Blessing Baskets Ghana appreciates head artisans in Upper East 

By Anthony Adongo Apubeo 

Nyariga (U/E), Jan 2, GNA-Blessing Baskets Project Ghana, a straw basket exporting organisation and its partner Ten By Three have appreciated the leaders and head artisans of basket weaving groups in Upper East Region. 

A total of 55 women leaders from 38 women groups were given 25 kilogrammes of Flora rice each to appreciate their efforts in producing high quality baskets and meeting request demand within the year. 

The two organisations have been working with various straw basket weaving groups, mostly women across the Upper East Region, building their capacity and supporting them to produce high quality baskets that met national and international demand. 

They also buy the woven baskets from these women at standard prices and export them to foreign countries to create sustained market for them. 

Some of the communities include Bolgatanga-Nyariga, Bongo-Nyariga, Sumbrungu, Zaare, Zorko among others. 

Mr Abdulai Asuah, Executive Director, Blessing Baskets Project Ghana, said the gesture was also part of efforts to celebrate the head artisans during the festive season for leading and organising member of their groups to meet the requests placed before them. 

“This is just a token of appreciation for all that they do for us. This year, we have achieved our target of exporting 40-foot containers of baskets every two months, and the quality of the weaving has improved”, he said. 

Apart from the capacity building training, the Blessing Baskets Project Ghana and Ten by Three had been given subsidized straw, raw materials to produce the baskets to the women and creating market avenues for their products. 

Mr Asuah said the intervention had empowered more than 2,000 artisans and their families and lifted them out of poverty by equipping them with income generating ventures. 

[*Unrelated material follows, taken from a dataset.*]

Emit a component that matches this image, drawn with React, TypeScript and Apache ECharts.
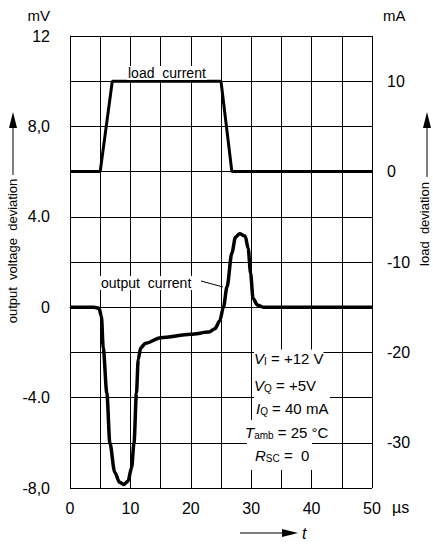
import React, { useEffect, useRef } from "react";
import * as echarts from "echarts";

const FONT = "'Liberation Sans', Arial, sans-serif";

// time (µs) / load current (mA)
const loadT = [0, 5, 7, 25, 26.8, 50];
const loadI = [0, 0, 10, 10, 0, 0];

// time (µs) / output voltage deviation (mV)
const outT = [0, 4, 4.8, 5.2, 5.5, 6.1, 6.6, 7.4, 8.2, 8.9, 9.6, 10.2, 10.6, 11, 11.3, 11.7, 12.5, 15, 20, 23, 24, 24.8, 25.4, 26, 26.8, 27.4, 28.1, 29, 29.5, 29.9, 30.3, 31, 32, 50];
const outV = [0, 0, -0.05, -0.4, -1.8, -3.8, -6.0, -7.3, -7.75, -7.85, -7.7, -7.1, -6.0, -3.8, -2.3, -1.8, -1.6, -1.35, -1.2, -1.1, -0.95, -0.6, 0, 0.9, 2.4, 3.1, 3.25, 3.15, 2.6, 1.5, 0.4, 0.1, 0, 0];

const leftTicks: Record<string, string> = { "12": "12", "8": "8,0", "4": "4.0", "0": "0", "-4": "-4.0", "-8": "-8,0" };
const rightTicks = [10, 0, -10, -20, -30];
const xTicks = [0, 10, 20, 30, 40, 50];

export default function App() {
  const ref = useRef<HTMLDivElement>(null);
  useEffect(() => {
    if (!ref.current) return;
    const chart = echarts.init(ref.current, null, { renderer: "svg" });
    const black = "#000";
    const txt = (x: number, y: number, text: string, extra: any = {}) => ({
      type: "text",
      x,
      y,
      z: 20,
      style: { text, fontFamily: FONT, fontSize: 14, fill: black, ...extra },
    });
    const rich = {
      i: { fontFamily: FONT, fontSize: 15, fontStyle: "italic", fill: black },
      s: { fontFamily: FONT, fontSize: 10, fill: black, padding: [7, 0, 0, 0] },
      n: { fontFamily: FONT, fontSize: 15, fill: black },
    };
    const param = (x: number, y: number, text: string) => ({
      type: "text",
      x,
      y,
      z: 20,
      style: { text, rich, fontFamily: FONT, fontSize: 15, fill: black, verticalAlign: "middle", backgroundColor: "#fff" },
    });
    chart.setOption({
      animation: false,
      backgroundColor: "#fff",
      grid: { left: 70, right: 61, top: 36, bottom: 56 },
      xAxis: {
        type: "value",
        min: 0,
        max: 50,
        interval: 5,
        axisLine: { show: true, lineStyle: { color: black, width: 1 } },
        axisTick: { show: false },
        splitLine: { show: true, lineStyle: { color: black, width: 1 } },
        axisLabel: {
          margin: 12,
          fontFamily: FONT,
          fontSize: 16,
          color: black,
          formatter: (v: number) => (xTicks.includes(v) ? String(v) : ""),
        },
      },
      yAxis: [
        {
          type: "value",
          min: -8,
          max: 12,
          interval: 2,
          axisLine: { show: true, lineStyle: { color: black, width: 1 } },
          axisTick: { show: false },
          splitLine: { show: true, lineStyle: { color: black, width: 1 } },
          axisLabel: {
            margin: 20,
            fontFamily: FONT,
            fontSize: 16,
            color: black,
            formatter: (v: number) => leftTicks[String(v)] ?? "",
          },
        },
        {
          type: "value",
          min: -35,
          max: 15,
          interval: 5,
          position: "right",
          axisLine: { show: false },
          axisTick: { show: false },
          splitLine: { show: false },
          axisLabel: {
            margin: 15,
            fontFamily: FONT,
            fontSize: 16,
            color: black,
            formatter: (v: number) => (rightTicks.includes(v) ? String(v) : ""),
          },
        },
      ],
      series: [
        {
          type: "line",
          yAxisIndex: 1,
          data: loadT.map((t, i) => [t, loadI[i]]),
          showSymbol: false,
          lineStyle: { color: black, width: 3 },
          z: 5,
        },
        {
          type: "line",
          yAxisIndex: 0,
          data: outT.map((t, i) => [t, outV[i]]),
          showSymbol: false,
          smooth: 0.3,
          smoothMonotone: "x",
          lineStyle: { color: black, width: 3.5 },
          z: 5,
        },
      ],
      graphic: [
        // blanking behind parameter block
        { type: "rect", z: 10, shape: { x: 254, y: 354, width: 76, height: 66 }, style: { fill: "#fff" } },
        { type: "rect", z: 10, shape: { x: 247, y: 420, width: 65, height: 50 }, style: { fill: "#fff" } },
        param(254, 358, "{i|V}{s|I}{n| = +12 V}"),
        param(254, 385, "{i|V}{s|Q}{n| = +5V}"),
        param(256, 408, "{i|I}{s|Q}{n| = 40 mA}"),
        param(245, 432, "{i|T}{s|amb}{n| = 25 °C}"),
        param(255, 455, "{i|R}{s|SC}{n| =  0}"),
        // curve labels
        txt(127, 73, "load  current", { verticalAlign: "middle", backgroundColor: "#fff", padding: [0, 1] }),
        txt(100, 283, "output  current", { verticalAlign: "middle", backgroundColor: "#fff", padding: [0, 1] }),
        { type: "line", z: 20, shape: { x1: 201, y1: 281, x2: 223, y2: 287 }, style: { stroke: black, lineWidth: 1 } },
        // unit labels
        txt(50, 15, "mV", { align: "right", verticalAlign: "middle", fontSize: 15 }),
        txt(383, 15, "mA", { align: "left", verticalAlign: "middle", fontSize: 15 }),
        txt(392, 507, "µs", { align: "left", verticalAlign: "middle", fontSize: 16 }),
        // left axis name
        {
          type: "text",
          x: 12,
          y: 251,
          rotation: Math.PI / 2,
          z: 20,
          style: { text: "output  voltage  deviation", fontFamily: FONT, fontSize: 13, fill: black, align: "center", verticalAlign: "middle" },
        },
        { type: "line", z: 20, shape: { x1: 13, y1: 175, x2: 13, y2: 126 }, style: { stroke: black, lineWidth: 1 } },
        { type: "polygon", z: 20, shape: { points: [[13, 112], [9, 128], [17, 128]] }, style: { fill: black } },
        // right axis name
        {
          type: "text",
          x: 424,
          y: 224,
          rotation: Math.PI / 2,
          z: 20,
          style: { text: "load  deviation", fontFamily: FONT, fontSize: 13, fill: black, align: "center", verticalAlign: "middle" },
        },
        { type: "line", z: 20, shape: { x1: 427, y1: 177, x2: 427, y2: 126 }, style: { stroke: black, lineWidth: 1 } },
        { type: "polygon", z: 20, shape: { points: [[427, 112], [423, 128], [431, 128]] }, style: { fill: black } },
        // time arrow
        { type: "line", z: 20, shape: { x1: 240, y1: 533, x2: 284, y2: 533 }, style: { stroke: black, lineWidth: 1 } },
        { type: "polygon", z: 20, shape: { points: [[298, 533], [282, 529], [282, 537]] }, style: { fill: black } },
        txt(302, 533, "t", { verticalAlign: "middle", fontStyle: "italic", fontSize: 16 }),
      ],
    });
    return () => chart.dispose();
  }, []);
  return <div ref={ref} style={{ position: "fixed", left: 0, top: 0, width: 433, height: 544 }} />;
}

“We have empowered so many artisans, we have encouraged them to invest in income generating activities, such as animal rearing, farming and a lot of them have gone into goat, pig, sheep rearing, and crop farming so that when the basket weaving is no more, they can still generate some income for themselves”, he said. 

According to him, the support had led to the graduation of 75 artisans, now entrepreneurs and were no longer weaving the baskets and receiving support from his outfit. 

On Corporate Social Responsibility, the Executive Director, said the project which begun in 2004 had led to the building of school, computer laboratory stocked with computers, boreholes and educational fund which had supported many students up to the tertiary level. 

Mr Joseph Ayamga, Assembyman for Bolgatanga-Nyariga Electoral Area, commended Blessing Baskets Project Ghana and its partners for the intervention and said it had empowered many vulnerable households in the communities and helped to reduce poverty. 

Naba Paul Agoo, the Chief of Zaare, said basket weaving had become a life changing intervention in the area and encouraged the women to produce high quality products that met international standards to attract sustained markets. 

The head artisans thanked Blessing Baskets Project Ghana and Ten by Three for the support over the years and said the intervention had afforded them the opportunity to sell their products at high prices and transformed their lives and their families. 

Madam Aweligya Adombila, head artisan from the Nyariga-Doone community lauded the project for the support and appealed for extension to other communities to lift many more vulnerable families out of poverty.